How Vipra Software built a Databricks Customer 360 platform for a retail chain with 8M customers — unifying fragmented customer data across 5 channels to power ML-driven recommendations that delivered an 18% revenue lift in the first year.
A national retail chain with 8 million loyalty programme members had a customer data problem that prevented it from competing with digitally-native retailers on personalisation. Customer interactions existed across 5 distinct channels — physical stores (POS), e-commerce, mobile app, email marketing, and a third-party loyalty programme partner — each with its own customer identifier, transaction history, and behavioural data. A customer who shopped in-store, browsed online, and clicked an email promotion was recorded as three different entities across the chain's systems.
The commercial consequence was directly quantifiable. Personalisation capability was limited to generic RFM (Recency, Frequency, Monetary) segmentation applied to loyalty card transaction history — a blunt instrument that grouped 500,000 customers into 12 segments, applied the same promotion to each segment, and hoped for conversion. Email click-through rates had declined 40% over three years as customers increasingly ignored promotions that bore no relationship to their actual preferences or purchase history.
The data science team had ambition — they had prototyped collaborative filtering recommendation models, customer lifetime value prediction, and churn propensity scoring — but all prototypes were built on samples of loyalty data only. Without a unified customer profile incorporating browsing behaviour, app interactions, and cross-channel purchase patterns, the models couldn't reach the accuracy required for production deployment.
Vipra Software's Customer 360 architecture centred on Delta Lake as the unified customer data foundation, with Databricks providing both the data engineering (ETL, identity resolution) and machine learning (feature engineering, model training, serving) workloads on a single platform — eliminating the fragmentation between data engineering and data science tooling that had slowed previous initiatives.
The architecture is built entirely on Databricks Unity Catalog, providing a single governance layer for both data engineering assets (Delta tables, notebooks, pipelines) and ML assets (experiments, models, feature tables). This unified governance model ensures that the model serving layer has the same access controls and audit trail as the underlying data — a requirement for GDPR compliance on customer data used in automated decision-making.
The recommendation model uses a two-tower neural architecture: a customer tower encodes the 180-feature customer embedding, a product tower encodes product attributes and historical interaction patterns, and the dot product similarity between embeddings produces relevance scores. The model is served in real-time from Databricks Model Serving, with a Redis cache layer storing the top-100 recommendations per customer to serve e-commerce page loads without incurring model inference latency on every request.
MLflow provides the experimentation and model lifecycle management layer, tracking 340+ model training runs across the 4 production models. Every production model deployment is linked to its training run, feature set version, and evaluation metrics — providing complete model provenance for the regulatory audit trail required under GDPR's automated decision-making provisions.

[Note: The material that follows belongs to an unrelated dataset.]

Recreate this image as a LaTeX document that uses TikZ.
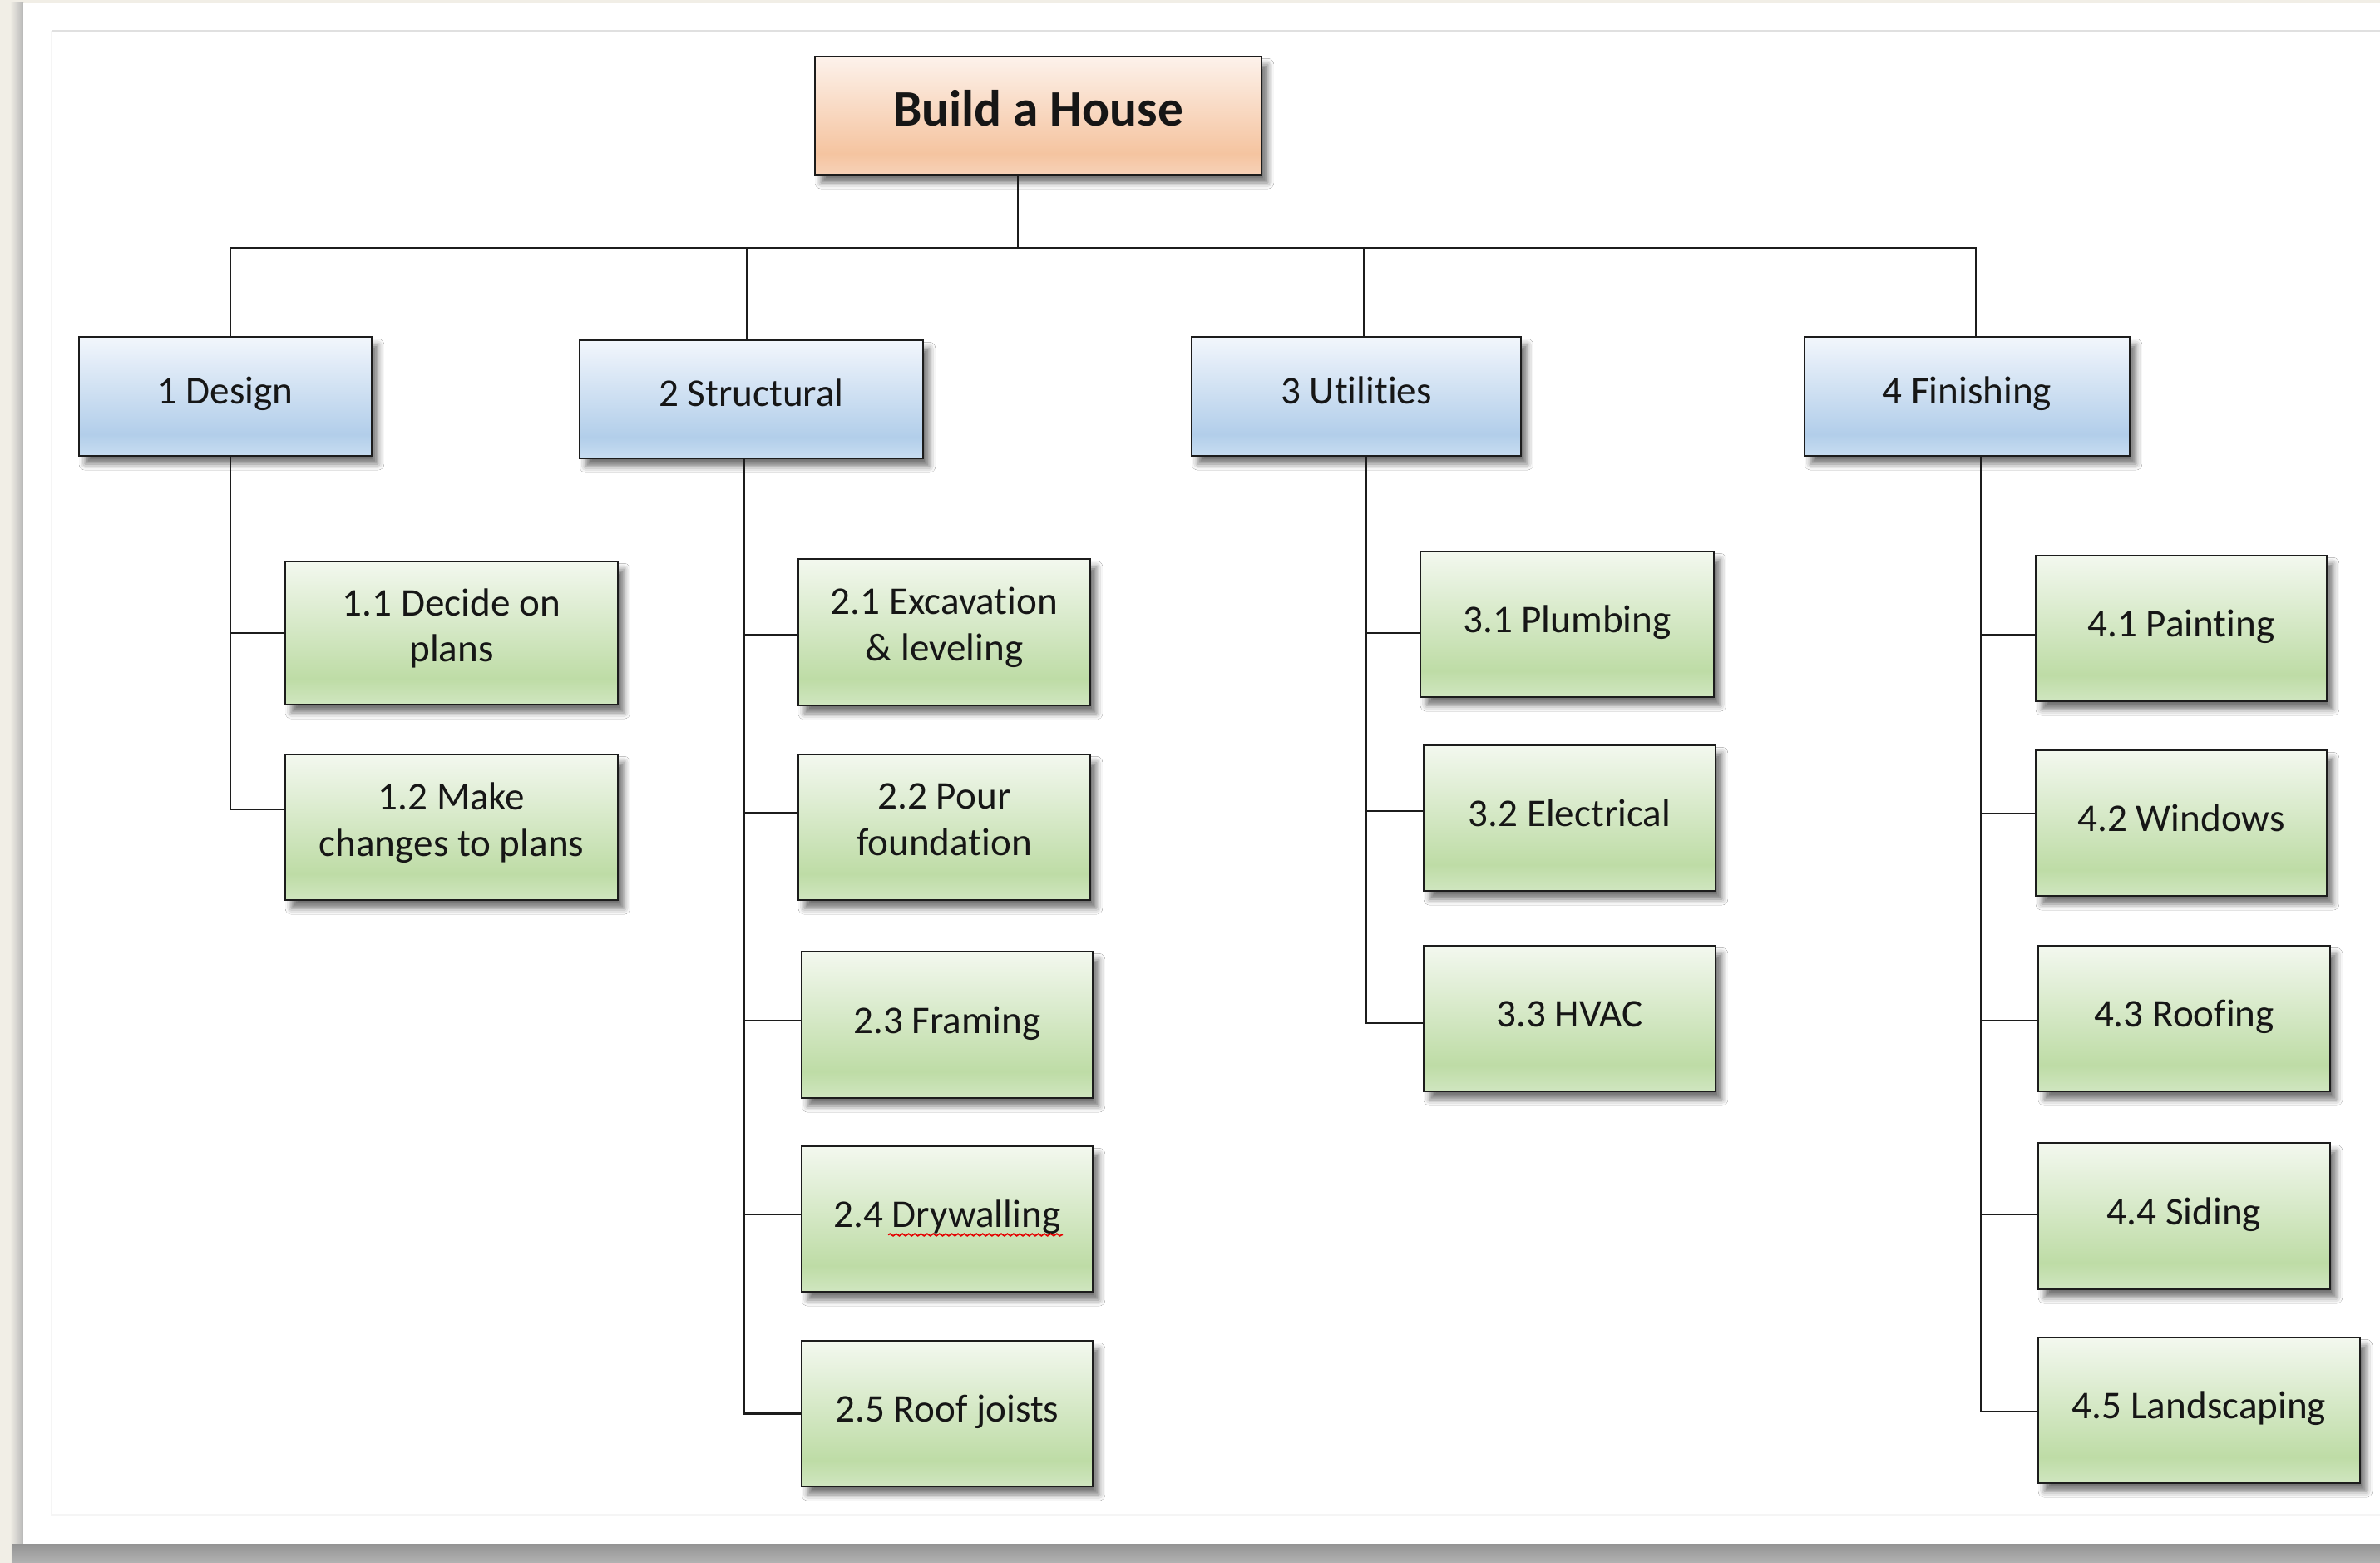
\documentclass[tikz,border=0pt]{standalone}
\usepackage{fontspec}
\setmainfont{Carlito}[Ligatures={NoCommon}]
\usetikzlibrary{calc,shadows.blur,decorations.pathmorphing}
\definecolor{beige}{RGB}{241,238,230}
\definecolor{linec}{RGB}{28,28,28}
\definecolor{textc}{RGB}{22,22,22}
\definecolor{oT}{RGB}{253,242,235}
\definecolor{oD}{RGB}{245,196,160}
\definecolor{oB}{RGB}{247,210,184}
\definecolor{bT}{RGB}{242,246,252}
\definecolor{bD}{RGB}{178,206,234}
\definecolor{bB}{RGB}{200,221,241}
\definecolor{gT}{RGB}{243,248,239}
\definecolor{gD}{RGB}{190,220,166}
\definecolor{gB}{RGB}{208,230,192}
\pgfdeclareverticalshading{orangesh}{100bp}{color(0bp)=(oB); color(25bp)=(oB); color(34bp)=(oD); color(75bp)=(oT); color(100bp)=(oT)}
\pgfdeclareverticalshading{bluesh}{100bp}{color(0bp)=(bB); color(25bp)=(bB); color(34bp)=(bD); color(75bp)=(bT); color(100bp)=(bT)}
\pgfdeclareverticalshading{greensh}{100bp}{color(0bp)=(gB); color(25bp)=(gB); color(34bp)=(gD); color(75bp)=(gT); color(100bp)=(gT)}
\tikzset{
  boxbase/.style={draw=linec, line width=1pt, rectangle, inner sep=0pt, align=center, text=textc,
    blur shadow={shadow xshift=2.6pt, shadow yshift=-3.4pt, shadow blur radius=2.6pt, shadow opacity=55}},
  lvlstrut/.style={execute at begin node={\rule{0pt}{13.4pt}}, execute at end node={\rule[-7.2pt]{0pt}{0pt}}},
  leafstrut/.style={execute at begin node={\rule{0pt}{13.8pt}}, execute at end node={\rule[-6.6pt]{0pt}{0pt}}},
  rootbox/.style={boxbase, shading=orangesh, font=\bfseries\fontsize{21.5}{25}\selectfont,
    execute at begin node={\rule{0pt}{18.5pt}}, execute at end node={\rule[-9.5pt]{0pt}{0pt}}},
  lvlbox/.style={boxbase, lvlstrut, shading=bluesh, font=\fontsize{16.5}{19.5}\selectfont},
  leafbox/.style={boxbase, leafstrut, shading=greensh, font=\fontsize{16.5}{19.5}\selectfont},
  sz/.style 2 args={minimum width=#1*0.35pt, minimum height=#2*0.35pt},
  conn/.style={draw=linec, line width=1pt},
}
\begin{document}
\begin{tikzpicture}[x=0.35pt, y=-0.35pt]
\useasboundingbox (0,0) rectangle (2862,1879);
% page background
\fill[beige] (0,0) rectangle (2862,1879);
\shade[left color=beige, right color=black!28] (12,4) rectangle (28,1879);
\fill[white] (28,4) rectangle (2862,1856);
\shade[top color=black!42, bottom color=black!30] (14,1856) rectangle (2862,1879);
\draw[black!12, line width=0.7pt] (62,37) -- (2862,37);
\draw[black!4, line width=0.5pt] (62,37) -- (62,1821) -- (2862,1821);

% nodes
\node[rootbox, sz={537}{142}] (root) at (1248.5,139) {Build a House};

\node[lvlbox, sz={352}{143}] (s1) at (271,476.5) {1 Design};
\node[lvlbox, sz={413}{142}] (s2) at (903.5,480) {2 Structural};
\node[lvlbox, sz={396}{143}] (s3) at (1631,476.5) {3 Utilities};
\node[lvlbox, sz={391}{143}] (s4) at (2365.5,476.5) {4 Finishing};

\node[leafbox, sz={400}{172}] (c11) at (543,761) {1.1 Decide on\\plans};
\node[leafbox, sz={400}{175}] (c12) at (543,994.5) {1.2 Make\\changes to plans};

\node[leafbox, sz={351}{176}] (c21) at (1135.5,760) {2.1 Excavation\\\& leveling};
\node[leafbox, sz={351}{175}] (c22) at (1135.5,994.5) {2.2 Pour\\foundation};
\node[leafbox, sz={350}{176}] (c23) at (1139,1232) {2.3 Framing};
\node[leafbox, sz={350}{175}] (c24) at (1139,1465.5) {2.4 Drywalling};
\node[leafbox, sz={350}{175}] (c25) at (1139,1699.5) {2.5 Roof joists};

\node[leafbox, sz={353}{175}] (c31) at (1884.5,750.5) {3.1 Plumbing};
\node[leafbox, sz={351}{175}] (c32) at (1887.5,983.5) {3.2 Electrical};
\node[leafbox, sz={351}{175}] (c33) at (1887.5,1224.5) {3.3 HVAC};

\node[leafbox, sz={350}{175}] (c41) at (2623,755.5) {4.1 Painting};
\node[leafbox, sz={350}{175}] (c42) at (2623,989.5) {4.2 Windows};
\node[leafbox, sz={351}{175}] (c43) at (2626.5,1224.5) {4.3 Roofing};
\node[leafbox, sz={351}{176}] (c44) at (2626.5,1462) {4.4 Siding};
\node[leafbox, sz={387}{175}] (c45) at (2644.5,1695.5) {4.5 Landscaping};

% spelling underline
\draw[red!90!black, line width=0.6pt, decorate, decoration={snake, amplitude=0.45pt, segment length=2.6pt}]
  ($(c24.center)+(-71,19)$) -- ($(c24.center)+(139,19)$);

% top-level connectors
\coordinate (bus) at (0,298);
\coordinate (rs) at ($(root.south)+(-24.5,0)$);
\draw[conn] (rs) -- (rs |- bus) -| ($(s1.north)+(6,0)$);
\draw[conn] (rs) -- (rs |- bus) -| ($(s2.north)+(-5,0)$);
\draw[conn] (rs) -- (rs |- bus) -| ($(s3.north)+(9,0)$);
\draw[conn] (rs) -- (rs |- bus) -| ($(s4.north)+(10.5,0)$);

% branch connectors
\draw[conn] ($(s1.south)+(6,0)$) |- (c11.west);
\draw[conn] ($(s1.south)+(6,0)$) |- ($(c12.west)+(0,-21.5)$);

\draw[conn] ($(s2.south)+(-8.5,0)$) |- ($(c21.west)+(0,3)$);
\draw[conn] ($(s2.south)+(-8.5,0)$) |- ($(c22.west)+(0,-17.5)$);
\draw[conn] ($(s2.south)+(-8.5,0)$) |- ($(c23.west)+(0,-5)$);
\draw[conn] ($(s2.south)+(-8.5,0)$) |- ($(c24.west)+(0,-5.5)$);
\draw[conn] ($(s2.south)+(-8.5,0)$) |- (c25.west);

\draw[conn] ($(s3.south)+(12,0)$) |- ($(c31.west)+(0,10.5)$);
\draw[conn] ($(s3.south)+(12,0)$) |- ($(c32.west)+(0,-8.5)$);
\draw[conn] ($(s3.south)+(12,0)$) |- ($(c33.west)+(0,5.5)$);

\draw[conn] ($(s4.south)+(16.5,0)$) |- ($(c41.west)+(0,7.5)$);
\draw[conn] ($(s4.south)+(16.5,0)$) |- ($(c42.west)+(0,-11.5)$);
\draw[conn] ($(s4.south)+(16.5,0)$) |- ($(c43.west)+(0,2.5)$);
\draw[conn] ($(s4.south)+(16.5,0)$) |- ($(c44.west)+(0,-2)$);
\draw[conn] ($(s4.south)+(16.5,0)$) |- ($(c45.west)+(0,1.5)$);
\end{tikzpicture}
\end{document}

Revenue lift of 18% was measured in a controlled A/B test comparing the personalised recommendation experience against the previous generic RFM-segmented promotions — with 1M customers in each test cell running over a full quarter to capture seasonal effects. The test was designed and analysed by the client's own analytics team, independently of the implementation, to ensure unbiased measurement.
Email click-through rates recovered from a 3-year declining trend: the first personalised email campaign sent to the unified customer profiles achieved a 340% higher CTR than the previous generic campaign sent to the equivalent cohort. The difference was attributed to next-best-offer model accuracy — customers received promotions for categories they had browsed recently rather than the chain's highest-margin products regardless of relevance.
Churn prevention became an operational capability for the first time. The churn propensity model identified 280,000 customers in the high-risk cohort in the first month of operation. A targeted win-back campaign — offering personalised rewards based on the CLV model's estimate of each customer's potential future value — achieved a 23% reactivation rate among churned customers who had not transacted in 90+ days. The incremental revenue from reactivated high-CLV customers in the first quarter was £2.4M — exceeding the full programme investment within a single trading period.